▸ **Exercise**: From the entries below, print exactly the span beginning with the line holding "Recreate this image as a Python script that uses Plotly." and ending with the line holding "Y_MAX = AXIS_PX / PX_PER_UNIT", endpoints included, and skip any pictures.

▸ **Provided data**:

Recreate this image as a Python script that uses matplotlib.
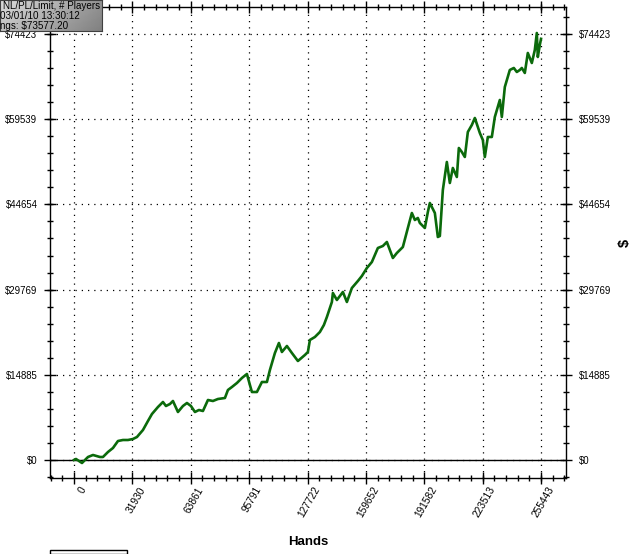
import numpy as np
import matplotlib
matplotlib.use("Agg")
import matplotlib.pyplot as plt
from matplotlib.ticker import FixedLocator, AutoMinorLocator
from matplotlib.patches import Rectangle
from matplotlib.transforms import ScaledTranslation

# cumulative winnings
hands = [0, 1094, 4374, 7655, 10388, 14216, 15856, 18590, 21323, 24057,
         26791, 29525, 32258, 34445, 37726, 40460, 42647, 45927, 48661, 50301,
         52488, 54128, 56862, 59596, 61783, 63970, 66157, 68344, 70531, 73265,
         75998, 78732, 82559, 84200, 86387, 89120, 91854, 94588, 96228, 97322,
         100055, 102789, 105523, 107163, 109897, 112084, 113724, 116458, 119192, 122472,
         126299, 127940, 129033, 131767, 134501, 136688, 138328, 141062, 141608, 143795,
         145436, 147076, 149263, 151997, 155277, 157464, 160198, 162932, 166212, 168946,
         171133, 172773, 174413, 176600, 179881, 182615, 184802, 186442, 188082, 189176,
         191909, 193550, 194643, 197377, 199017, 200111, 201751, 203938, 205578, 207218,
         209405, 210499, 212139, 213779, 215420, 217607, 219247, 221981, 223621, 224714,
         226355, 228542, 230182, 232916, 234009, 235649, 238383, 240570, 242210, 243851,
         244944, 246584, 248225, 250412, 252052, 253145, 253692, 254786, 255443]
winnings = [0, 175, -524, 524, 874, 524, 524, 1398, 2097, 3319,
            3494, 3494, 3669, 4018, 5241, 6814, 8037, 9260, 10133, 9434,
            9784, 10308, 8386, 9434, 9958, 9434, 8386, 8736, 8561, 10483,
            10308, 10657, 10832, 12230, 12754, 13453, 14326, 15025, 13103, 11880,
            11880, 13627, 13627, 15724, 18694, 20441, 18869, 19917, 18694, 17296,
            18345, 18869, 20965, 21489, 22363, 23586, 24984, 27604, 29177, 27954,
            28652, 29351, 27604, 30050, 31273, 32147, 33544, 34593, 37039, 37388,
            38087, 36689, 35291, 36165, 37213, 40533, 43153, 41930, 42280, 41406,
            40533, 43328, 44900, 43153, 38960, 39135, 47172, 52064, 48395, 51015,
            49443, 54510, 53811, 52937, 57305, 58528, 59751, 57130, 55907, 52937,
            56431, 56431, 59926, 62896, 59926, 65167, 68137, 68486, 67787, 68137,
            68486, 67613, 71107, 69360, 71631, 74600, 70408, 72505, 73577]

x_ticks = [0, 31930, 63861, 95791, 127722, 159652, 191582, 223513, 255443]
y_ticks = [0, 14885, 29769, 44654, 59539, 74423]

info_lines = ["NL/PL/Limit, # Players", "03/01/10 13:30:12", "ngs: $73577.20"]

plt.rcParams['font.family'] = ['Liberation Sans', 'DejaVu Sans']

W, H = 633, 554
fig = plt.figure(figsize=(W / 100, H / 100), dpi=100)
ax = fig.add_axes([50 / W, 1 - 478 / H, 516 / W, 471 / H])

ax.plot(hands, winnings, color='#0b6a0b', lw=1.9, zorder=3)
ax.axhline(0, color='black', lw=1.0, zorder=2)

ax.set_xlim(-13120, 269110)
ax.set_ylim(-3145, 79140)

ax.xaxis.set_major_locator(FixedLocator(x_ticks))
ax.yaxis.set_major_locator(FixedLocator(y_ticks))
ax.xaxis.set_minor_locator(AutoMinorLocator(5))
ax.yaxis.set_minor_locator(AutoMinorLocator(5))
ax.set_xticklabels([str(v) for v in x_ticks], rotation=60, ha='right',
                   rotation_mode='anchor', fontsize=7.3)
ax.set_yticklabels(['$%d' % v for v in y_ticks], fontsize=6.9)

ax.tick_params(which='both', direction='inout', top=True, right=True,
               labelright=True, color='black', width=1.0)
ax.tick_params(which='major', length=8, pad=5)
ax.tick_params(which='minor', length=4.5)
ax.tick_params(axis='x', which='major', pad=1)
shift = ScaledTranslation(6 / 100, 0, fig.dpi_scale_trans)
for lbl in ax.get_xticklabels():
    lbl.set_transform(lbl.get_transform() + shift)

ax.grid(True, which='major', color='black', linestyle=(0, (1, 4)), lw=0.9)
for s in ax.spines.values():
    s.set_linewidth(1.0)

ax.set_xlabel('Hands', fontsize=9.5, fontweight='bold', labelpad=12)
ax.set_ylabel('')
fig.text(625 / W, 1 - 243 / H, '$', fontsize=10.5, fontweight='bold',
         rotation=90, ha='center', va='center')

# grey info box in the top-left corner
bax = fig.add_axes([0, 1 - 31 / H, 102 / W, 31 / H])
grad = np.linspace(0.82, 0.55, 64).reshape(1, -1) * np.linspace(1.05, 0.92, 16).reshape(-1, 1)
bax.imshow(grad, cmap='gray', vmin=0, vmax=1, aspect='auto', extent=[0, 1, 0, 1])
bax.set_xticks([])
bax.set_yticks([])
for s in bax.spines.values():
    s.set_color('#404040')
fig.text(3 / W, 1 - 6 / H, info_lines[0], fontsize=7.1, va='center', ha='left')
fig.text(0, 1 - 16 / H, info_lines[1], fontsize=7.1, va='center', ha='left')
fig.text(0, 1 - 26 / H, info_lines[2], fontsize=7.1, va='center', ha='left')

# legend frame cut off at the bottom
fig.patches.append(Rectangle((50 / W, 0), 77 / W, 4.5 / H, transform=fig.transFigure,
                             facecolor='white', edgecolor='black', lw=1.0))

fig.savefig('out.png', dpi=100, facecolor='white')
* * *
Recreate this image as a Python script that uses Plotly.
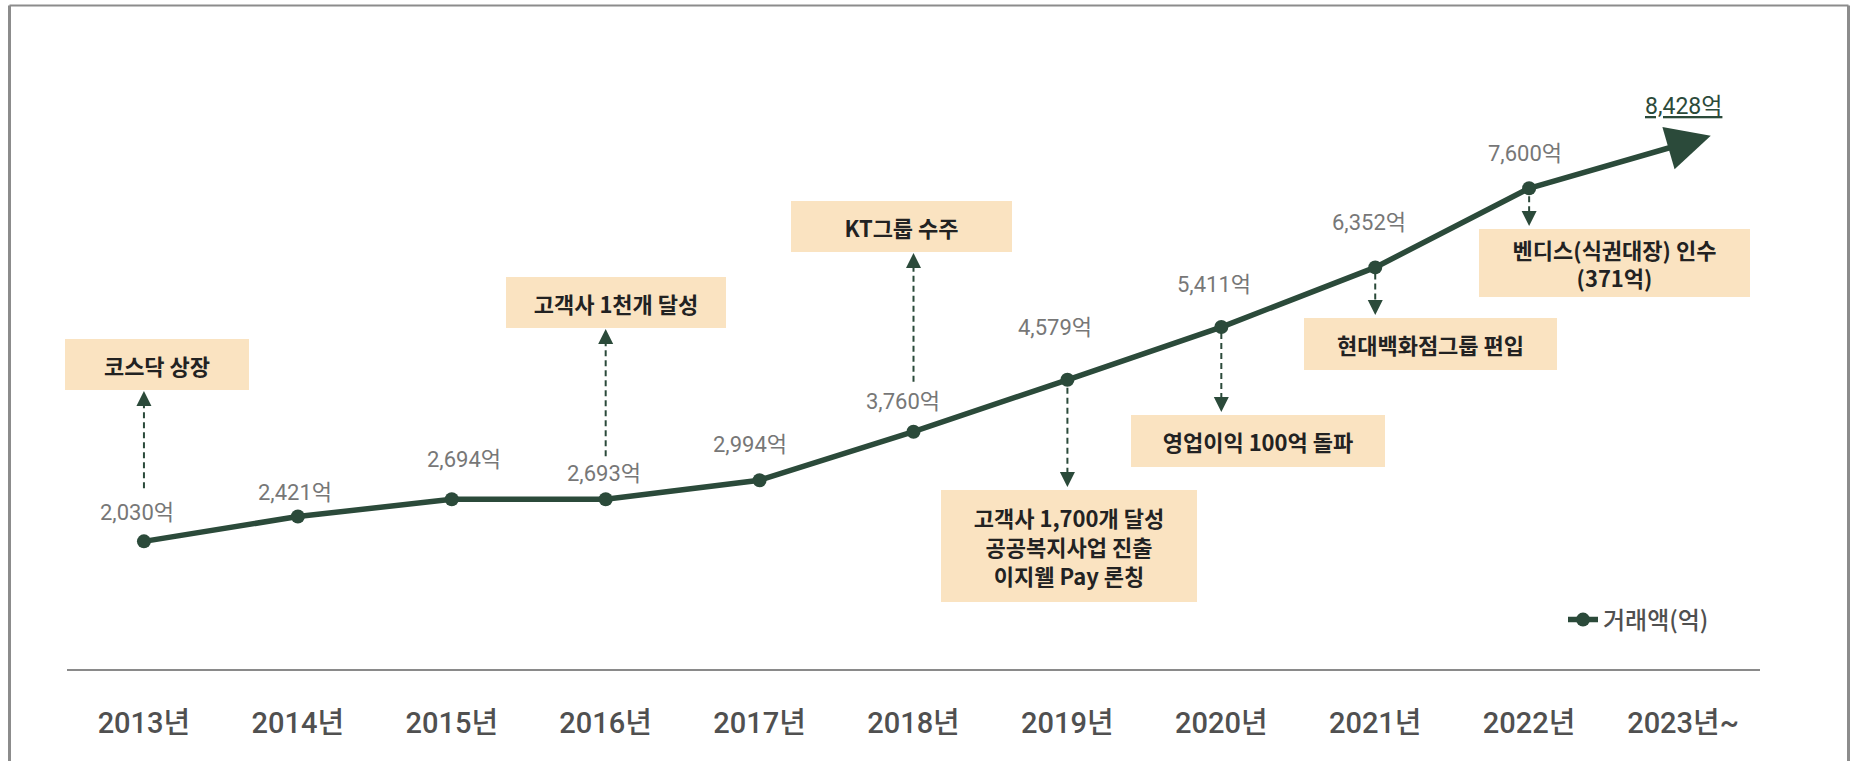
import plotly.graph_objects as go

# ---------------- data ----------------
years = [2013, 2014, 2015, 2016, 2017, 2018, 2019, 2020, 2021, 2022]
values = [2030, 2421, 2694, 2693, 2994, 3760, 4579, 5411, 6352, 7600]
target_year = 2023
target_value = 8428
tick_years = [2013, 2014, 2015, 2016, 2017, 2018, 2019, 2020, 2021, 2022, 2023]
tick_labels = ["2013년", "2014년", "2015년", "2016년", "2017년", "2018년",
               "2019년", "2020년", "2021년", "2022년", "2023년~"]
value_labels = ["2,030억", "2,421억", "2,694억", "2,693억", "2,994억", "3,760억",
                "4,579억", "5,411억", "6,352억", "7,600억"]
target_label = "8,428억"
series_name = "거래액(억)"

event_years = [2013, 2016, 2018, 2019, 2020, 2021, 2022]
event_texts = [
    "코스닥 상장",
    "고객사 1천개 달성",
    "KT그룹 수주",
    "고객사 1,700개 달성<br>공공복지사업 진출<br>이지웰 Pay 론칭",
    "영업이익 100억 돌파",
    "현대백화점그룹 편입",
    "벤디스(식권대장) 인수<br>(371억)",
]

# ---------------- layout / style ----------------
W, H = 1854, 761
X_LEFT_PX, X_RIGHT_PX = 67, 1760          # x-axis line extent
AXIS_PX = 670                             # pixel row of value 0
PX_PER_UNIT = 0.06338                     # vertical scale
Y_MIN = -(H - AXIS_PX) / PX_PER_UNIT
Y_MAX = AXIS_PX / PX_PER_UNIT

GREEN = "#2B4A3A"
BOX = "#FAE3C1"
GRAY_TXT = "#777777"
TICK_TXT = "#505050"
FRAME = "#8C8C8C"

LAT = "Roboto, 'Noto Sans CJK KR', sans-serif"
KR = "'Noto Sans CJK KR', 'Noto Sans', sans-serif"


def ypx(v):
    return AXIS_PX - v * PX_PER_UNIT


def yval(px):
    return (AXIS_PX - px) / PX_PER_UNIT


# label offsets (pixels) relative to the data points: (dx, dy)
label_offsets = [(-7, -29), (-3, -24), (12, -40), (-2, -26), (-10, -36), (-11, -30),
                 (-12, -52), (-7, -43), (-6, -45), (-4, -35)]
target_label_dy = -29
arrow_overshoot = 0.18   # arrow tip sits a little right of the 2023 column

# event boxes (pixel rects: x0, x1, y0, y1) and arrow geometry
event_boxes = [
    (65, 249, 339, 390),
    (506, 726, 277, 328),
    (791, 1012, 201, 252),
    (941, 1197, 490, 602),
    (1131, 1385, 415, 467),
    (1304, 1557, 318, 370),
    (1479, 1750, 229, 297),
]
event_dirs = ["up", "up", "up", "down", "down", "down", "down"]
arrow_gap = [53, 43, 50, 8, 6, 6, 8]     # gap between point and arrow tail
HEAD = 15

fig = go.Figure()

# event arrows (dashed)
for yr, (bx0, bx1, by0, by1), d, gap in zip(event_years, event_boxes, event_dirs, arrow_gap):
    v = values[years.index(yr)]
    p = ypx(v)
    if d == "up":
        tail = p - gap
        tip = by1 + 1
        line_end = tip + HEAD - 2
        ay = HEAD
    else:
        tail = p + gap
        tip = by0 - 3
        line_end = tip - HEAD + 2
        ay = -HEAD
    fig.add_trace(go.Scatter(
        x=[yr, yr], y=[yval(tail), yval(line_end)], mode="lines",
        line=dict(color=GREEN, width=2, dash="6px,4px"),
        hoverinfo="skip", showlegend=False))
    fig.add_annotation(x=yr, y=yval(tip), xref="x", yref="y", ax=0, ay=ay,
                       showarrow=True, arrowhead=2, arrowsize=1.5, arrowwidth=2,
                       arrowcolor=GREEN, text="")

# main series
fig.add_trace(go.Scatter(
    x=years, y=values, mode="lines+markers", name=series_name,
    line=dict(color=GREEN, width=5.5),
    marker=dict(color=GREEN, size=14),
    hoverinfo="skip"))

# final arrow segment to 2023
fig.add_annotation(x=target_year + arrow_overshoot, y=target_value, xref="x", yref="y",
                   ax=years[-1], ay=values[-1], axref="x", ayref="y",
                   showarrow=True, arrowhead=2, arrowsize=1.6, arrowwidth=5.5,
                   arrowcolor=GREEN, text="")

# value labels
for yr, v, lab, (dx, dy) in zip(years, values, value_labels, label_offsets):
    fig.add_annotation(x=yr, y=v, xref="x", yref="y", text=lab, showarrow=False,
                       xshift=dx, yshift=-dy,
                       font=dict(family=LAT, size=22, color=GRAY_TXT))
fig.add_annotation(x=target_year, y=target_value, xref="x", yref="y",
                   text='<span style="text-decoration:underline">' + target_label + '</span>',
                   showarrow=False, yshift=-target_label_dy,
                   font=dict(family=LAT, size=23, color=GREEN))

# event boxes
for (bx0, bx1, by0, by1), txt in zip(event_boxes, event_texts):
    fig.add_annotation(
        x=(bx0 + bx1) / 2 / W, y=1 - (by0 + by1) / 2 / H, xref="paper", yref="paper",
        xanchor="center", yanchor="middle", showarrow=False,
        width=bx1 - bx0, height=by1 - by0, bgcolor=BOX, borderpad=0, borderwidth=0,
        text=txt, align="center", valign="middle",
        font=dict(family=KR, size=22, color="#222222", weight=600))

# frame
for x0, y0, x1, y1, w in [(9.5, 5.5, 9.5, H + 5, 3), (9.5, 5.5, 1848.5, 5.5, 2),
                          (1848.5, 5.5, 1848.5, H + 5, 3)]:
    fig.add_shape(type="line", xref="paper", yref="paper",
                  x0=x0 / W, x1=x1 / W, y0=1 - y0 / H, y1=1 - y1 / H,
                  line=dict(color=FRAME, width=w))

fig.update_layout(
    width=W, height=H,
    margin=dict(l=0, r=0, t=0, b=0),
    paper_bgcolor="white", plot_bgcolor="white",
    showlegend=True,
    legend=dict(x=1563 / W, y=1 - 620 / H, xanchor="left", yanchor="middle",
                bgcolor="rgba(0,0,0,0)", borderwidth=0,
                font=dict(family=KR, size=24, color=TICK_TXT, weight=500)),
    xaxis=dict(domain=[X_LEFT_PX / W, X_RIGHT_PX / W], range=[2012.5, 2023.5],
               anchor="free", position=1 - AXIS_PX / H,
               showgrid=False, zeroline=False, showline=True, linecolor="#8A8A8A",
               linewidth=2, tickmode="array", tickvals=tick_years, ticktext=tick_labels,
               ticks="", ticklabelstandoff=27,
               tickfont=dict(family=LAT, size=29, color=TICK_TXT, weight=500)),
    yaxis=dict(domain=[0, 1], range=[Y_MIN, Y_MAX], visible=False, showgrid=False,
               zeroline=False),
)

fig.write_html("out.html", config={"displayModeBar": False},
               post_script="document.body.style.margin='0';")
--
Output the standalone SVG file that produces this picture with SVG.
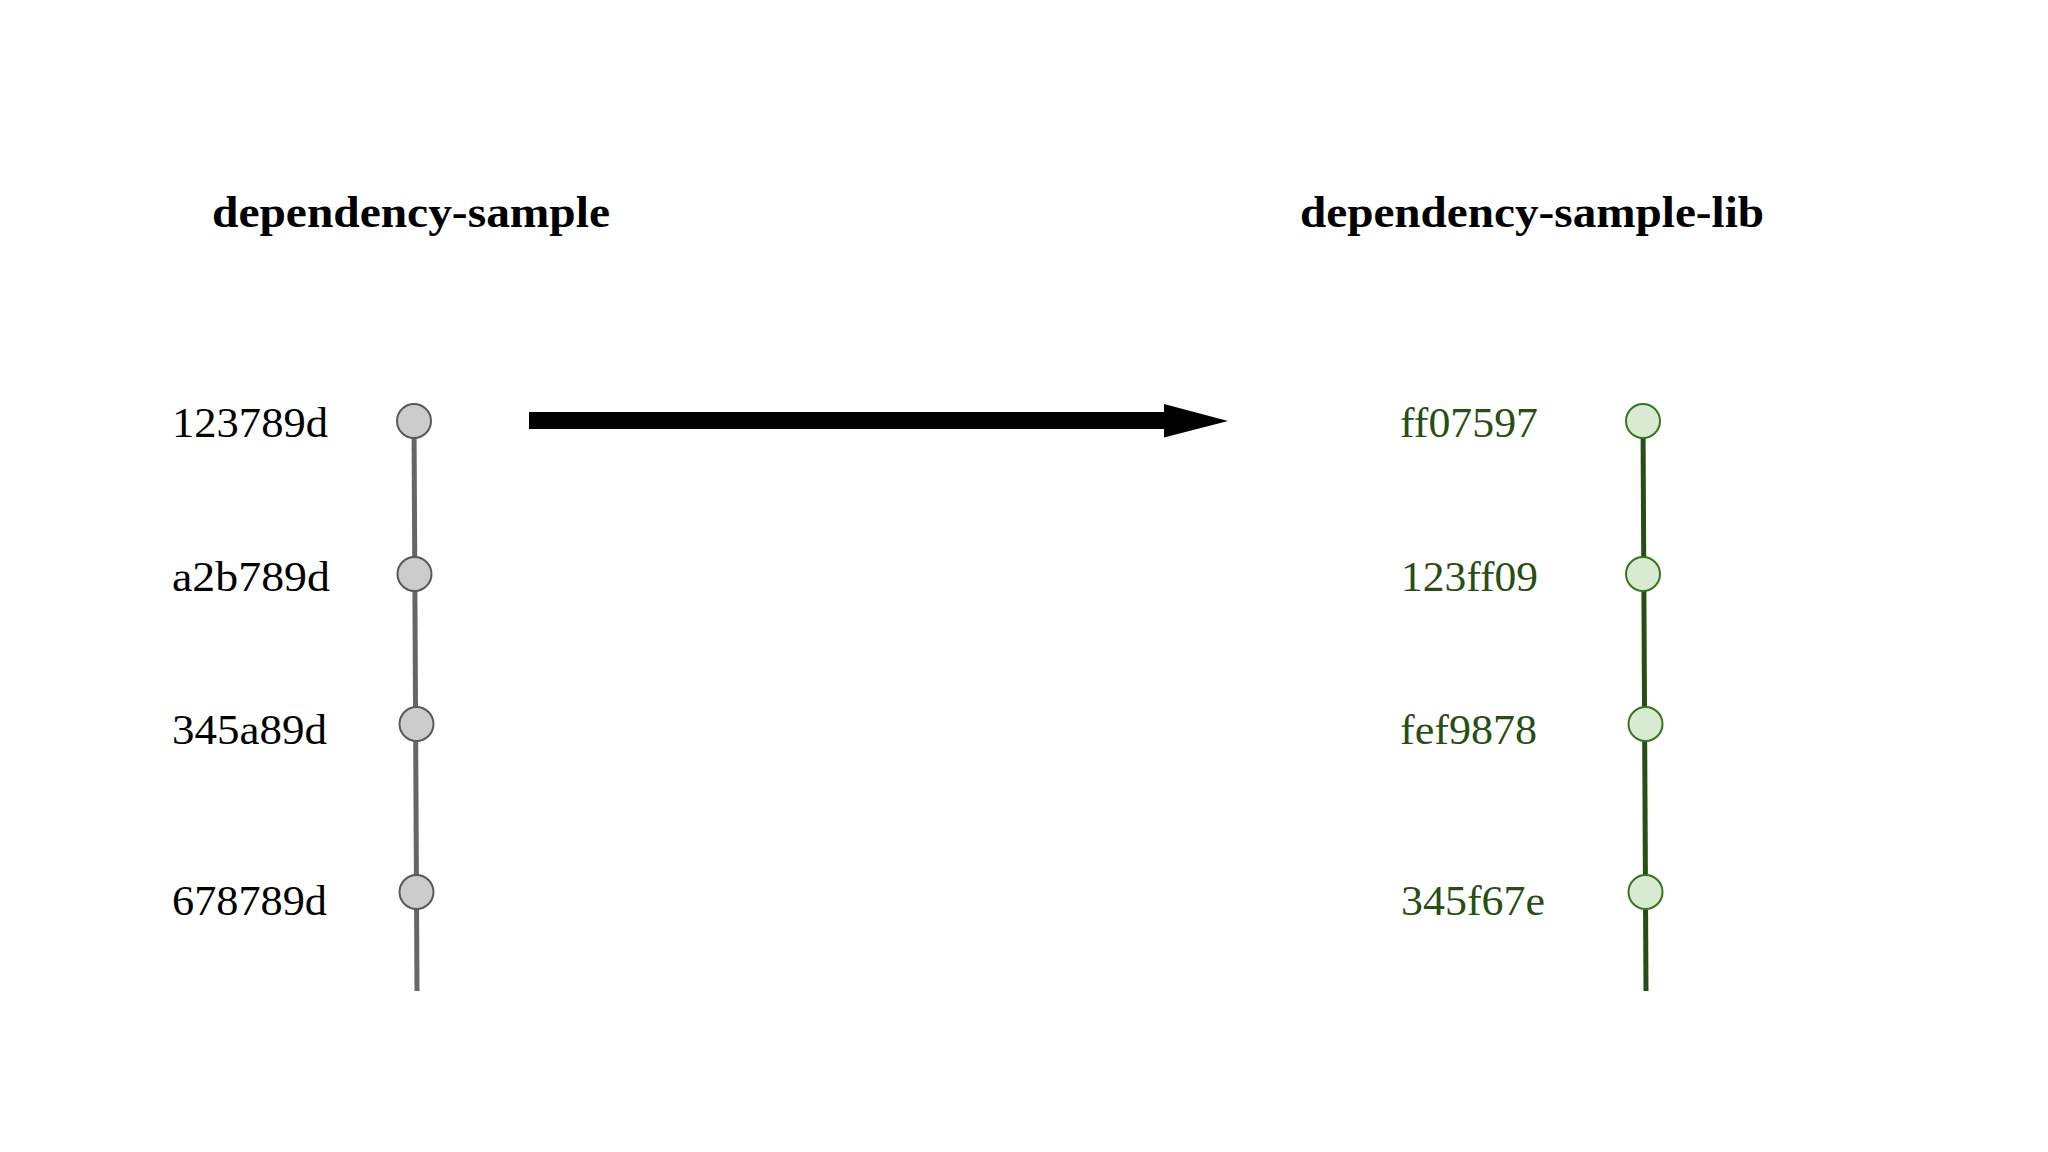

▸ **Exercise response**:
Recreate this image as a Python script that uses Plotly.
import plotly.graph_objects as go

# ---------------- data ----------------
years = [2013, 2014, 2015, 2016, 2017, 2018, 2019, 2020, 2021, 2022]
values = [2030, 2421, 2694, 2693, 2994, 3760, 4579, 5411, 6352, 7600]
target_year = 2023
target_value = 8428
tick_years = [2013, 2014, 2015, 2016, 2017, 2018, 2019, 2020, 2021, 2022, 2023]
tick_labels = ["2013년", "2014년", "2015년", "2016년", "2017년", "2018년",
               "2019년", "2020년", "2021년", "2022년", "2023년~"]
value_labels = ["2,030억", "2,421억", "2,694억", "2,693억", "2,994억", "3,760억",
                "4,579억", "5,411억", "6,352억", "7,600억"]
target_label = "8,428억"
series_name = "거래액(억)"

event_years = [2013, 2016, 2018, 2019, 2020, 2021, 2022]
event_texts = [
    "코스닥 상장",
    "고객사 1천개 달성",
    "KT그룹 수주",
    "고객사 1,700개 달성<br>공공복지사업 진출<br>이지웰 Pay 론칭",
    "영업이익 100억 돌파",
    "현대백화점그룹 편입",
    "벤디스(식권대장) 인수<br>(371억)",
]

# ---------------- layout / style ----------------
W, H = 1854, 761
X_LEFT_PX, X_RIGHT_PX = 67, 1760          # x-axis line extent
AXIS_PX = 670                             # pixel row of value 0
PX_PER_UNIT = 0.06338                     # vertical scale
Y_MIN = -(H - AXIS_PX) / PX_PER_UNIT
Y_MAX = AXIS_PX / PX_PER_UNIT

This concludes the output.